● **What the task requires**
Within the records that follow, restate exactly the lines from the line with "Clone this chart in Chart.js." down to the line with "const LINECHART = document.getElementById('lineChart');", including both. Omit the pictures.

● **Material to process**
★ ★ ★ ★ ★ ★ ★

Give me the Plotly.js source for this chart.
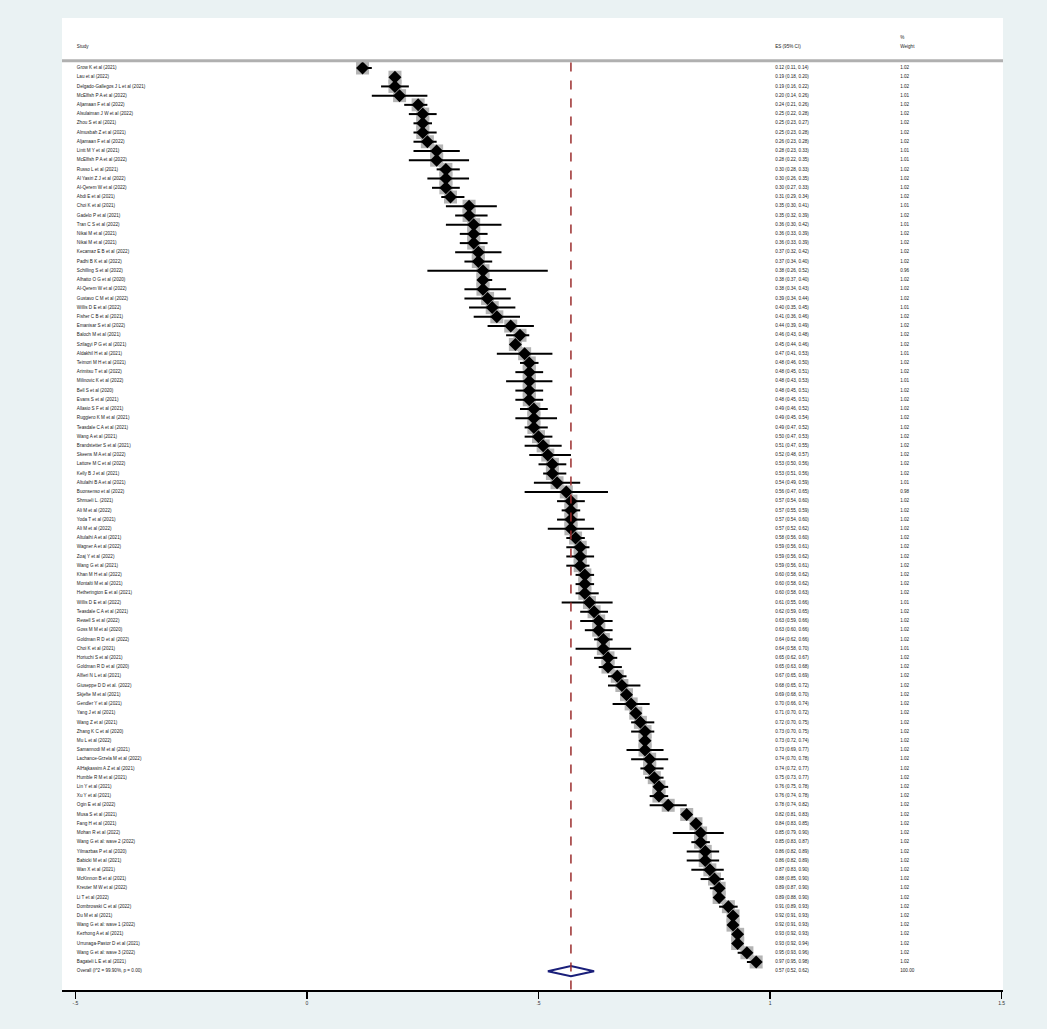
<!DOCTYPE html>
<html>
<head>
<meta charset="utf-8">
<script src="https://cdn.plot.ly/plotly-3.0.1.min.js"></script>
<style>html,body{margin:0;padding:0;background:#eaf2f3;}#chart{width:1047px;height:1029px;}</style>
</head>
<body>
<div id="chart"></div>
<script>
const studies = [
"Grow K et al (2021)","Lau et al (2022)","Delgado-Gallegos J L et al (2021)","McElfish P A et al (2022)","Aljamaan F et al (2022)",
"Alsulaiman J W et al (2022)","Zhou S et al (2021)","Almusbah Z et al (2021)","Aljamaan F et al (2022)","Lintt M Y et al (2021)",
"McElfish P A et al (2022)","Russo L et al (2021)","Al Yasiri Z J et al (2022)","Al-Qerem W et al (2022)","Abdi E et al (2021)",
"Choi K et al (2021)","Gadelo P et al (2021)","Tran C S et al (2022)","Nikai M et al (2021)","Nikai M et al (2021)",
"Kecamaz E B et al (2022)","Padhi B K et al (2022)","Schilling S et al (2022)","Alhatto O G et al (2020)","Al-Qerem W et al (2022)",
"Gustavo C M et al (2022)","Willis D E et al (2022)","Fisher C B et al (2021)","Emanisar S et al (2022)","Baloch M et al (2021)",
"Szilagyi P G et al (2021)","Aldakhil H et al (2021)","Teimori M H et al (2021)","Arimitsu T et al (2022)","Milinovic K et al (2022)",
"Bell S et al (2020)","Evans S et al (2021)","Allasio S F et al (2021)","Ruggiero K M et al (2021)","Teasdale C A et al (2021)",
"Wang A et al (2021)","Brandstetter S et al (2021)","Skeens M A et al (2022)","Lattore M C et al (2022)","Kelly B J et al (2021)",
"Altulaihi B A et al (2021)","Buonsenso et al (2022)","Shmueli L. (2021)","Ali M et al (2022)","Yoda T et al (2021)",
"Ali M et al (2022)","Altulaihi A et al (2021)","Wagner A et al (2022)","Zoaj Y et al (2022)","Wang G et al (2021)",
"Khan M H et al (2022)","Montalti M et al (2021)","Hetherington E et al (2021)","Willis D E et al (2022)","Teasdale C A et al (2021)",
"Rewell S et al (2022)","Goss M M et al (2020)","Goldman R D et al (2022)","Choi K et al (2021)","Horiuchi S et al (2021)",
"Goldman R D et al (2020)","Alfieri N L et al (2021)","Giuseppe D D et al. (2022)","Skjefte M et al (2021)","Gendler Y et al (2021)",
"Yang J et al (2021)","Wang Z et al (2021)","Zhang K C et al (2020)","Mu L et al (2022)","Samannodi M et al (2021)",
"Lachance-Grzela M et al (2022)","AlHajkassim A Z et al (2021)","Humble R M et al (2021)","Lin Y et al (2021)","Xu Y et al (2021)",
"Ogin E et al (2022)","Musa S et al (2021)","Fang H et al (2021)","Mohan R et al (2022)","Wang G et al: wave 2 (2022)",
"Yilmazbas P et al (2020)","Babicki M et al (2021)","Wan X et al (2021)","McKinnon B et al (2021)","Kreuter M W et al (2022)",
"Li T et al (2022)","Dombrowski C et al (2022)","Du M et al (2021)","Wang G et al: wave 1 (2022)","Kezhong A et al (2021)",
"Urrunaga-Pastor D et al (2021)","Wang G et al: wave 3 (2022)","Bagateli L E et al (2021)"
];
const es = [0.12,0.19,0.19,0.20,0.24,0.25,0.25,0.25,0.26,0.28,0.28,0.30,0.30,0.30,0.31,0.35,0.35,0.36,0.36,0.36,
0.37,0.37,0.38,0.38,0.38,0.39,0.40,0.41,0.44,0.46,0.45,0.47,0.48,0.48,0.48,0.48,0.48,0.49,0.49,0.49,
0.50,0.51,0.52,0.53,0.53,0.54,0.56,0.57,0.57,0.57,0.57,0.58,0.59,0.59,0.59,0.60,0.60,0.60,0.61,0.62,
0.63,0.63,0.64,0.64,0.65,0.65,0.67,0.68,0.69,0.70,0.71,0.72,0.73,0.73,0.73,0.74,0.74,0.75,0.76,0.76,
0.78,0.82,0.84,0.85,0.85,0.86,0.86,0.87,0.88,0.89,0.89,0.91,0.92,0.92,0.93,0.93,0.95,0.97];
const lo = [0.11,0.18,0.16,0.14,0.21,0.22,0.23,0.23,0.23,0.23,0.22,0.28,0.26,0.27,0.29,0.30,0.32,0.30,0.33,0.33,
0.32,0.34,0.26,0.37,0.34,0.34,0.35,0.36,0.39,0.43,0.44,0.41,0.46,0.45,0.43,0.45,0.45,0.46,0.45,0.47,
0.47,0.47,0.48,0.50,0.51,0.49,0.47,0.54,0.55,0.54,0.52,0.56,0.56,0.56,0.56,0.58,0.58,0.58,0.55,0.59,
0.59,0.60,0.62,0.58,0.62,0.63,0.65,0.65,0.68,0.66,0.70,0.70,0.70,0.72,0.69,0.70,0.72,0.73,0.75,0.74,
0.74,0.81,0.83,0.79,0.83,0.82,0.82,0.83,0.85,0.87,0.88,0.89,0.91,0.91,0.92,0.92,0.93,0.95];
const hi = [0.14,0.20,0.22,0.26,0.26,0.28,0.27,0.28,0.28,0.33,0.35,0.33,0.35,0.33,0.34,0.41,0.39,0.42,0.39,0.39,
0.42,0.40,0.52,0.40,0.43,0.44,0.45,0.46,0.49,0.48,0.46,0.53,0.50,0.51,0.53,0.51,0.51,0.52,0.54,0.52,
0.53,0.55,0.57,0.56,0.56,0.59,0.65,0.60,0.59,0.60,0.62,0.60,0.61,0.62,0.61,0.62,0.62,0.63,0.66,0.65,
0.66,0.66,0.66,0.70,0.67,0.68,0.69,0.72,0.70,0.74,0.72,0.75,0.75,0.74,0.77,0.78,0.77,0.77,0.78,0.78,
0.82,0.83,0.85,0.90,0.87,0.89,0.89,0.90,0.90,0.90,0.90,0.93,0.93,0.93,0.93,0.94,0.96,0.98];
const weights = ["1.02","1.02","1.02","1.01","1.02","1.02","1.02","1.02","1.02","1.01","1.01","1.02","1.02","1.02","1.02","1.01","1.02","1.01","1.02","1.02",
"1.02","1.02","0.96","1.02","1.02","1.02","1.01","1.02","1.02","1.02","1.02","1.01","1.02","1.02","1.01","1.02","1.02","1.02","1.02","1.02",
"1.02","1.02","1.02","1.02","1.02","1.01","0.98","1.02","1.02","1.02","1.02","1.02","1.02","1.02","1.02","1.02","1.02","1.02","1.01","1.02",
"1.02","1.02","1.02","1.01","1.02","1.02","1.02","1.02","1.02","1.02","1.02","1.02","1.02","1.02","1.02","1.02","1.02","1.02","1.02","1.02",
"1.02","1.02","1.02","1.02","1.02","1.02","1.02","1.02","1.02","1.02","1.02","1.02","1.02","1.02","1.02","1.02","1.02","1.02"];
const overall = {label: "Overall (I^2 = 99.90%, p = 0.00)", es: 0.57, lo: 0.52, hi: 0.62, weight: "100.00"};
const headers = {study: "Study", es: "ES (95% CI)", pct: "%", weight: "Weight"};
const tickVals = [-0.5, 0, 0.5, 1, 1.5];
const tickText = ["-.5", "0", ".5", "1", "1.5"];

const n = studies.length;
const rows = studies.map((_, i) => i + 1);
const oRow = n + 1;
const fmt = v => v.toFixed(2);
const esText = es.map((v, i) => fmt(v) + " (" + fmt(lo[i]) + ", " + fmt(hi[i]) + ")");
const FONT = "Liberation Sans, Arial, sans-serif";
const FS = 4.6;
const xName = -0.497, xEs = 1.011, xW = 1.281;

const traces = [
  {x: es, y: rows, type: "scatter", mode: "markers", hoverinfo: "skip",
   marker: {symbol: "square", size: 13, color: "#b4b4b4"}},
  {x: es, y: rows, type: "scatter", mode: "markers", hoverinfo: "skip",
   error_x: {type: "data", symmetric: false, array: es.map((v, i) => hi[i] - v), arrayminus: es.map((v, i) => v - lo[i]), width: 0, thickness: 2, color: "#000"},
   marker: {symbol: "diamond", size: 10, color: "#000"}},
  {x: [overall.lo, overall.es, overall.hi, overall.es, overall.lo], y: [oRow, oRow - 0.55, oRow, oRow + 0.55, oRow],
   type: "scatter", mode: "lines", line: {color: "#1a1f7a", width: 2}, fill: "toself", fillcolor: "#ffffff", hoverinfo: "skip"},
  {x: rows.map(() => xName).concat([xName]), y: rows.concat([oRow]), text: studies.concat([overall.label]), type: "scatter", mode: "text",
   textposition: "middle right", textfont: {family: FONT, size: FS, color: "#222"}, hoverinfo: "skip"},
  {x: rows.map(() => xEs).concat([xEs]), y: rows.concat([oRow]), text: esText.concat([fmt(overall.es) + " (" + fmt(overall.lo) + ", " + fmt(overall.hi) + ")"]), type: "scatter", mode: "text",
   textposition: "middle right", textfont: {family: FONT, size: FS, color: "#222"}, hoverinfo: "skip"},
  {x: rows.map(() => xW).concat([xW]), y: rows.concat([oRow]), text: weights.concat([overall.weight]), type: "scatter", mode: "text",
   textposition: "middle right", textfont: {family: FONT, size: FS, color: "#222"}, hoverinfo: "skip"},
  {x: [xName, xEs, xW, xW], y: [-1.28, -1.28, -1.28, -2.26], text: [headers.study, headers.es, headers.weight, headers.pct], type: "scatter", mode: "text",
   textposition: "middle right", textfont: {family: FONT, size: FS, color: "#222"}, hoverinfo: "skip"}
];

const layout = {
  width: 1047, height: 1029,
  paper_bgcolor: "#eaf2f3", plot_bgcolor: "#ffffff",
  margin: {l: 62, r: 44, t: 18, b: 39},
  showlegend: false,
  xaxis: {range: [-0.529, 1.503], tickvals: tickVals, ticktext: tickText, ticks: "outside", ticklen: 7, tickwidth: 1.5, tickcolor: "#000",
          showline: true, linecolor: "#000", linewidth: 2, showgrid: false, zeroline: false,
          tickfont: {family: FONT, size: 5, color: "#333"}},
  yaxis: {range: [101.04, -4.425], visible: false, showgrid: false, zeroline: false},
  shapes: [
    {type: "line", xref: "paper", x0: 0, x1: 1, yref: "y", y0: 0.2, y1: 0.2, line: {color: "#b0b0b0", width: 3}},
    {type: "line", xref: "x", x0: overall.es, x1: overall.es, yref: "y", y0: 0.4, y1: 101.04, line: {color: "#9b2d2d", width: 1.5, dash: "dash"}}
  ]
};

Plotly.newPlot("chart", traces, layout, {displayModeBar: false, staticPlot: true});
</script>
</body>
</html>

★ ★ ★ ★ ★ ★ ★

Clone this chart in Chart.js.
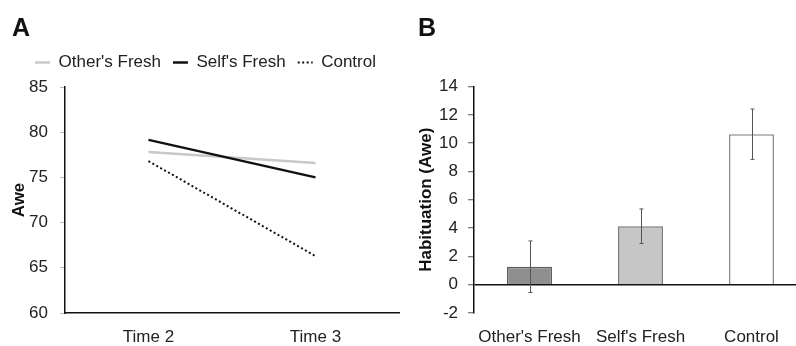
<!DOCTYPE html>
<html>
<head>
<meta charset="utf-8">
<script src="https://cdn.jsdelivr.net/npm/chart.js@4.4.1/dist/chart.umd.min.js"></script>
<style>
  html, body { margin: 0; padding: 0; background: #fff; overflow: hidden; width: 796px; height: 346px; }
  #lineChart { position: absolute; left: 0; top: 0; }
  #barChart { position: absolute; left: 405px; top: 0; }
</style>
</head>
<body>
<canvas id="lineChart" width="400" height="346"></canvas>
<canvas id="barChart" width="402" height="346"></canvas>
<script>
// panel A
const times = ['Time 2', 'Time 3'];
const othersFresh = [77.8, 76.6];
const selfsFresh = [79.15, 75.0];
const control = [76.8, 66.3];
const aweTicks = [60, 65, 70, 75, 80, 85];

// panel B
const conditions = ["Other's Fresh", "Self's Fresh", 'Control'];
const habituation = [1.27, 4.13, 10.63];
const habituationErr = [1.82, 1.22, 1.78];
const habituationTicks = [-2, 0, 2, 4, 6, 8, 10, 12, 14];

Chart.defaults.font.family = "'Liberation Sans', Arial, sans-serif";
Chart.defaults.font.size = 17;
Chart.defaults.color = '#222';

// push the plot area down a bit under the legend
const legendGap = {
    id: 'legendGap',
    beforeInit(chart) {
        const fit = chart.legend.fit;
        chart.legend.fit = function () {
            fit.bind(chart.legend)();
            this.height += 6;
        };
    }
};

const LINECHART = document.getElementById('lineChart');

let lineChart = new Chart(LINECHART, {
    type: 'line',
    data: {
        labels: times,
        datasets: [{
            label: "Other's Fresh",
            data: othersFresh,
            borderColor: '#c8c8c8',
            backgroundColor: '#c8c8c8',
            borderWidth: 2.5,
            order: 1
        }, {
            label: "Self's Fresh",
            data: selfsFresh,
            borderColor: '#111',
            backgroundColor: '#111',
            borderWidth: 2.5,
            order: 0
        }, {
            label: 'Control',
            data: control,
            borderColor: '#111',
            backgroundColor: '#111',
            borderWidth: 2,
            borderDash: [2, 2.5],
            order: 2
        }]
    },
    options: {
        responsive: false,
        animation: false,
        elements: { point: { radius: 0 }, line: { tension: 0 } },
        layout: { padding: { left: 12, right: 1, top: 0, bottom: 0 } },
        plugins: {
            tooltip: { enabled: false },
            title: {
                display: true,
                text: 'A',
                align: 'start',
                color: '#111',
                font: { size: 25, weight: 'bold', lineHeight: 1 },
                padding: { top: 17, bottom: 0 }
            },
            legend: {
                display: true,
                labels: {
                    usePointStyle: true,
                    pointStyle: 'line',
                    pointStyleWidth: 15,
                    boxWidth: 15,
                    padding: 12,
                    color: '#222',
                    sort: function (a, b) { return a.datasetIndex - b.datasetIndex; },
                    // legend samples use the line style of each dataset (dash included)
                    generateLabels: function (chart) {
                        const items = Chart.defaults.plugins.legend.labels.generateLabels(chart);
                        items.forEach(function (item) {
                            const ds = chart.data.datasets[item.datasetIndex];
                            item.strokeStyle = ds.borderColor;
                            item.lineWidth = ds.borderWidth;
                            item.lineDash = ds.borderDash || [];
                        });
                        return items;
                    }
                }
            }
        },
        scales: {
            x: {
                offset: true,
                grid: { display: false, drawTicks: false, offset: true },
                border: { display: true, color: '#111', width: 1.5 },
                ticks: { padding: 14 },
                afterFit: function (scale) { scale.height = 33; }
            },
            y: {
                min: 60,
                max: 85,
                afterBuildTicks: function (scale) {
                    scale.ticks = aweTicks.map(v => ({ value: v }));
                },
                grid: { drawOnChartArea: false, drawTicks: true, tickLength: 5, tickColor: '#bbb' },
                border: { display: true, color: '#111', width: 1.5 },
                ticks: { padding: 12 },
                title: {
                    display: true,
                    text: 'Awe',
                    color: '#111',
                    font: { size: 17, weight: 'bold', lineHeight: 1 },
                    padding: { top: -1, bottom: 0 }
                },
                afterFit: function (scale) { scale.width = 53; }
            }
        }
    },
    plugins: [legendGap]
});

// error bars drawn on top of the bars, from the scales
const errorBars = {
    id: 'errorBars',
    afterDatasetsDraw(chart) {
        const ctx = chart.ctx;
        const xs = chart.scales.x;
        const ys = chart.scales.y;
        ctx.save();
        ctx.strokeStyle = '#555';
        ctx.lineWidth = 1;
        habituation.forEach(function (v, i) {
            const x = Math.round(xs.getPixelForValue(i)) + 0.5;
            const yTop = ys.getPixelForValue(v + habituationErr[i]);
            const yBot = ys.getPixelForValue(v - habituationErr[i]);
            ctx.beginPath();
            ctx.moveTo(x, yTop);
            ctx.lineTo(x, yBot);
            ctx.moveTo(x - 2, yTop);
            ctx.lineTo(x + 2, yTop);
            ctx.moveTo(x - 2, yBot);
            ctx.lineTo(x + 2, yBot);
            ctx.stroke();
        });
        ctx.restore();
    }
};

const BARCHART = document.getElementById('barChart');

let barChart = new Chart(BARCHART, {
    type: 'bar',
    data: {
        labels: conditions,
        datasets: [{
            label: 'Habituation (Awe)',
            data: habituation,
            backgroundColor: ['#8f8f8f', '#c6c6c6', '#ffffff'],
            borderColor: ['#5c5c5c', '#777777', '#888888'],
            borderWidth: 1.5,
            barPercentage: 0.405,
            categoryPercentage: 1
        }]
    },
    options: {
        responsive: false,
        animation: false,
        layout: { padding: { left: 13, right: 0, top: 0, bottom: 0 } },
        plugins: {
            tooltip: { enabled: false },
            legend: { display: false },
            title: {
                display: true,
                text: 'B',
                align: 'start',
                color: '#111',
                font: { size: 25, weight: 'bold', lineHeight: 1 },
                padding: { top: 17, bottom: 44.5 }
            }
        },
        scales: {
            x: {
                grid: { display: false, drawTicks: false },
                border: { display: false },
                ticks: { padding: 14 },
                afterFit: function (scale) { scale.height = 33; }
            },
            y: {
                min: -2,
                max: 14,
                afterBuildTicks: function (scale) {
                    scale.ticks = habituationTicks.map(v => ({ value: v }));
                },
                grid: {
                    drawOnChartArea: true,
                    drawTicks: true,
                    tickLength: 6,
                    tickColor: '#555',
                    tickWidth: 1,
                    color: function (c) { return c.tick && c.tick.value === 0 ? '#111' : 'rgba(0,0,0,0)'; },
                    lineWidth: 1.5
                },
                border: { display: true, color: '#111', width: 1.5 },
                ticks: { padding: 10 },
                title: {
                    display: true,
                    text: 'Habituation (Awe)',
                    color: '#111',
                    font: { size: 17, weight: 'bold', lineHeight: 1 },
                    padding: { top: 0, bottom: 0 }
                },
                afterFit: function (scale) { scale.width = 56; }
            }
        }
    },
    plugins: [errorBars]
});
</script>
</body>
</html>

★ ★ ★ ★ ★ ★ ★

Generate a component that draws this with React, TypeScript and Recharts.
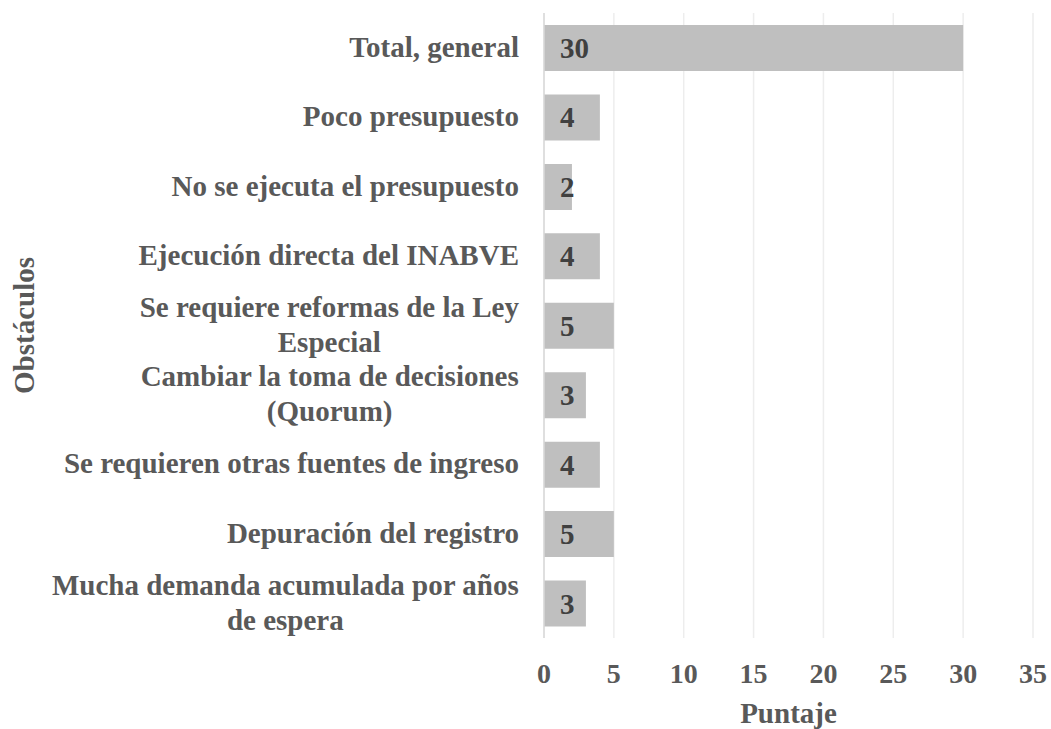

★ ★ ★ ★ ★ ★ ★

● **Output for this task**
Clone this chart in Chart.js.
<!DOCTYPE html>
<html>
<head>
<meta charset="utf-8">
<script src="https://cdn.jsdelivr.net/npm/chart.js@4.4.1/dist/chart.umd.min.js"></script>
<style>
  html, body { margin: 0; padding: 0; background: #fff; overflow: hidden; width: 796px; height: 346px; }
  #lineChart { position: absolute; left: 0; top: 0; }
  #barChart { position: absolute; left: 405px; top: 0; }
</style>
</head>
<body>
<canvas id="lineChart" width="400" height="346"></canvas>
<canvas id="barChart" width="402" height="346"></canvas>
<script>
// panel A
const times = ['Time 2', 'Time 3'];
const othersFresh = [77.8, 76.6];
const selfsFresh = [79.15, 75.0];
const control = [76.8, 66.3];
const aweTicks = [60, 65, 70, 75, 80, 85];

// panel B
const conditions = ["Other's Fresh", "Self's Fresh", 'Control'];
const habituation = [1.27, 4.13, 10.63];
const habituationErr = [1.82, 1.22, 1.78];
const habituationTicks = [-2, 0, 2, 4, 6, 8, 10, 12, 14];

Chart.defaults.font.family = "'Liberation Sans', Arial, sans-serif";
Chart.defaults.font.size = 17;
Chart.defaults.color = '#222';

// push the plot area down a bit under the legend
const legendGap = {
    id: 'legendGap',
    beforeInit(chart) {
        const fit = chart.legend.fit;
        chart.legend.fit = function () {
            fit.bind(chart.legend)();
            this.height += 6;
        };
    }
};

const LINECHART = document.getElementById('lineChart');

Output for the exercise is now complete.